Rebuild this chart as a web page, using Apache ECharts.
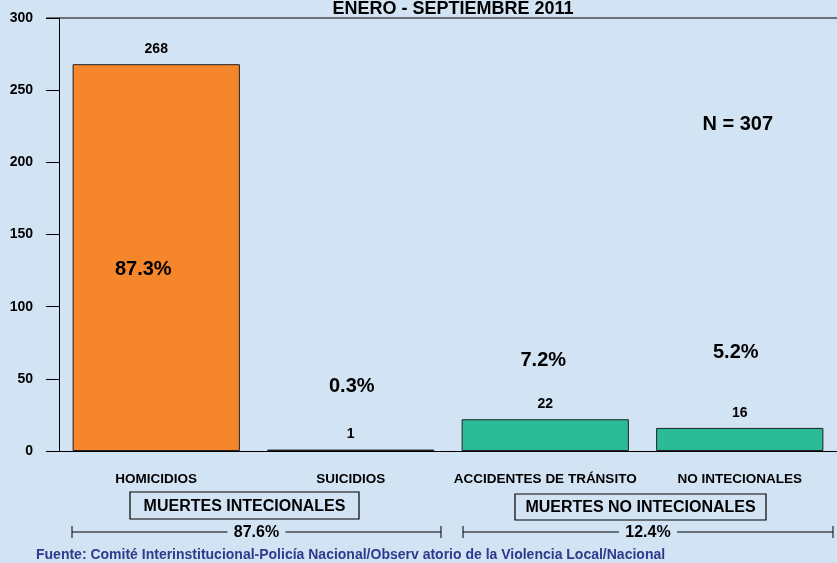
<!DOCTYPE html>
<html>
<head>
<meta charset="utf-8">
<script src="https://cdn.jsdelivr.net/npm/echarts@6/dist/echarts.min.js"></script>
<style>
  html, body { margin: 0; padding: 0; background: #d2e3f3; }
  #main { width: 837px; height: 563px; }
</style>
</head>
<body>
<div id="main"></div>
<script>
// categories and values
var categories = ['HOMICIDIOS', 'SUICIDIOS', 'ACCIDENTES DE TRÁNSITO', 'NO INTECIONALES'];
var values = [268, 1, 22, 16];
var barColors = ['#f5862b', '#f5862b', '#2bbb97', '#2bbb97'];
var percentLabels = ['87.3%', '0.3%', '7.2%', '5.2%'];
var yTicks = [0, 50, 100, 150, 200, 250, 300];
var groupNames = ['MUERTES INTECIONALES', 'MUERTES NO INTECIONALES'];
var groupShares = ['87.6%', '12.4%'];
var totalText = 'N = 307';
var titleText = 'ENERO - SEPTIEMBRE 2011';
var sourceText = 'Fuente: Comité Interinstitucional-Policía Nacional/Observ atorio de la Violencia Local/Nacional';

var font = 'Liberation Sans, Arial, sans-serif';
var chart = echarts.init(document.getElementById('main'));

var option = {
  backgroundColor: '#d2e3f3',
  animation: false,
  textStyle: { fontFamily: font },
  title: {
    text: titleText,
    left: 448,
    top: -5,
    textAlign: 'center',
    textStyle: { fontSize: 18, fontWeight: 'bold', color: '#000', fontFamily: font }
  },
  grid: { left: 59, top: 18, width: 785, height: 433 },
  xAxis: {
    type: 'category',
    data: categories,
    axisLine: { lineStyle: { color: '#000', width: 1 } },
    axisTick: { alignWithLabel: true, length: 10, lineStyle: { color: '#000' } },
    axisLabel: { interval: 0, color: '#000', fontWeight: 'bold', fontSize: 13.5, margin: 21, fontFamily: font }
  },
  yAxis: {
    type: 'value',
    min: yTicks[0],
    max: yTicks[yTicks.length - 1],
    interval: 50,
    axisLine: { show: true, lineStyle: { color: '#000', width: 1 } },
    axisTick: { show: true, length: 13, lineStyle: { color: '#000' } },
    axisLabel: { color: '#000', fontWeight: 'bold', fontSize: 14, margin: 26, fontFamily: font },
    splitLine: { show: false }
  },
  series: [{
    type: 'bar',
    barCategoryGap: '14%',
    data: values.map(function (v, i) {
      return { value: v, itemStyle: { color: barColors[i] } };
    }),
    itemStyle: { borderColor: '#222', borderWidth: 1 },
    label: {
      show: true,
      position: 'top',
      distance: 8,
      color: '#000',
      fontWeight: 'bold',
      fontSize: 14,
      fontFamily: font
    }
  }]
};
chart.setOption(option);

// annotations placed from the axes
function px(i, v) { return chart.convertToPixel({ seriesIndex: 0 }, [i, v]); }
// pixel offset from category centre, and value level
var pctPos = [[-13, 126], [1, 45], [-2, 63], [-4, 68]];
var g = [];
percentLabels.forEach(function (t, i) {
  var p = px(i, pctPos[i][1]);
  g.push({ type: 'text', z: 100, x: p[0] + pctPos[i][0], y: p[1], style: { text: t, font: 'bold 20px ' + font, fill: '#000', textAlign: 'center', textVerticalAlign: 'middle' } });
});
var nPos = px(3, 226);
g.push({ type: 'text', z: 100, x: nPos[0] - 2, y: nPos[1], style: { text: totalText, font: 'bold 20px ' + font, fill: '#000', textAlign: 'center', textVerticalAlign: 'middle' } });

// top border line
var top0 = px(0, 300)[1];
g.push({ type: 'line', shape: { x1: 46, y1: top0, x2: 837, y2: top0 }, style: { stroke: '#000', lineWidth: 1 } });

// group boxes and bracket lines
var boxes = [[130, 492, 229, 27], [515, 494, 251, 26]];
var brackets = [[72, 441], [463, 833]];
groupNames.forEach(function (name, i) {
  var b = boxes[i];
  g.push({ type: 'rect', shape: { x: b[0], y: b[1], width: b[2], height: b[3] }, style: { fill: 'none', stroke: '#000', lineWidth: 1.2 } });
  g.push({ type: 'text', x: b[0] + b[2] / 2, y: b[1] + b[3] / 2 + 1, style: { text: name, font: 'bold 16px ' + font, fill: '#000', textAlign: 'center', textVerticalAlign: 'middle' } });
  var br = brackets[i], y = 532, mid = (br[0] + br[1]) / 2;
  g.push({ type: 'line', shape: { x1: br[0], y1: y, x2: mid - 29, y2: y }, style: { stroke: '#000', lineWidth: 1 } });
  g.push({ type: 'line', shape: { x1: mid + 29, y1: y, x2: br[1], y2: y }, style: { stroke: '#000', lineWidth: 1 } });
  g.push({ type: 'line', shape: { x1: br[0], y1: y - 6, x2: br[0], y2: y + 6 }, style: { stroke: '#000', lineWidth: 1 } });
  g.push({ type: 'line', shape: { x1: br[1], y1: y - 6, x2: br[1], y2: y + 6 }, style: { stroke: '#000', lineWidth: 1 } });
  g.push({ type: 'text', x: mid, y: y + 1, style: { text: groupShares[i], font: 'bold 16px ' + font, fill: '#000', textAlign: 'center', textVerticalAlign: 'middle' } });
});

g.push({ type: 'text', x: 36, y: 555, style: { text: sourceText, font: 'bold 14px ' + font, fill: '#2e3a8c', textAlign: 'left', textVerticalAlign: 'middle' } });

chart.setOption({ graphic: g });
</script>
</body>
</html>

▬▬▬▬▬▬▬▬▬▬

Leave the pictures out and reproduce exactly the lines from the top of the listing above through the line with "var chart = echarts.init(document.getElementById('main'));".

Rebuild this chart as a web page, using Apache ECharts.
<!DOCTYPE html>
<html>
<head>
<meta charset="utf-8">
<script src="https://cdn.jsdelivr.net/npm/echarts@6/dist/echarts.min.js"></script>
<style>
  html, body { margin: 0; padding: 0; background: #d2e3f3; }
  #main { width: 837px; height: 563px; }
</style>
</head>
<body>
<div id="main"></div>
<script>
// categories and values
var categories = ['HOMICIDIOS', 'SUICIDIOS', 'ACCIDENTES DE TRÁNSITO', 'NO INTECIONALES'];
var values = [268, 1, 22, 16];
var barColors = ['#f5862b', '#f5862b', '#2bbb97', '#2bbb97'];
var percentLabels = ['87.3%', '0.3%', '7.2%', '5.2%'];
var yTicks = [0, 50, 100, 150, 200, 250, 300];
var groupNames = ['MUERTES INTECIONALES', 'MUERTES NO INTECIONALES'];
var groupShares = ['87.6%', '12.4%'];
var totalText = 'N = 307';
var titleText = 'ENERO - SEPTIEMBRE 2011';
var sourceText = 'Fuente: Comité Interinstitucional-Policía Nacional/Observ atorio de la Violencia Local/Nacional';

var font = 'Liberation Sans, Arial, sans-serif';
var chart = echarts.init(document.getElementById('main'));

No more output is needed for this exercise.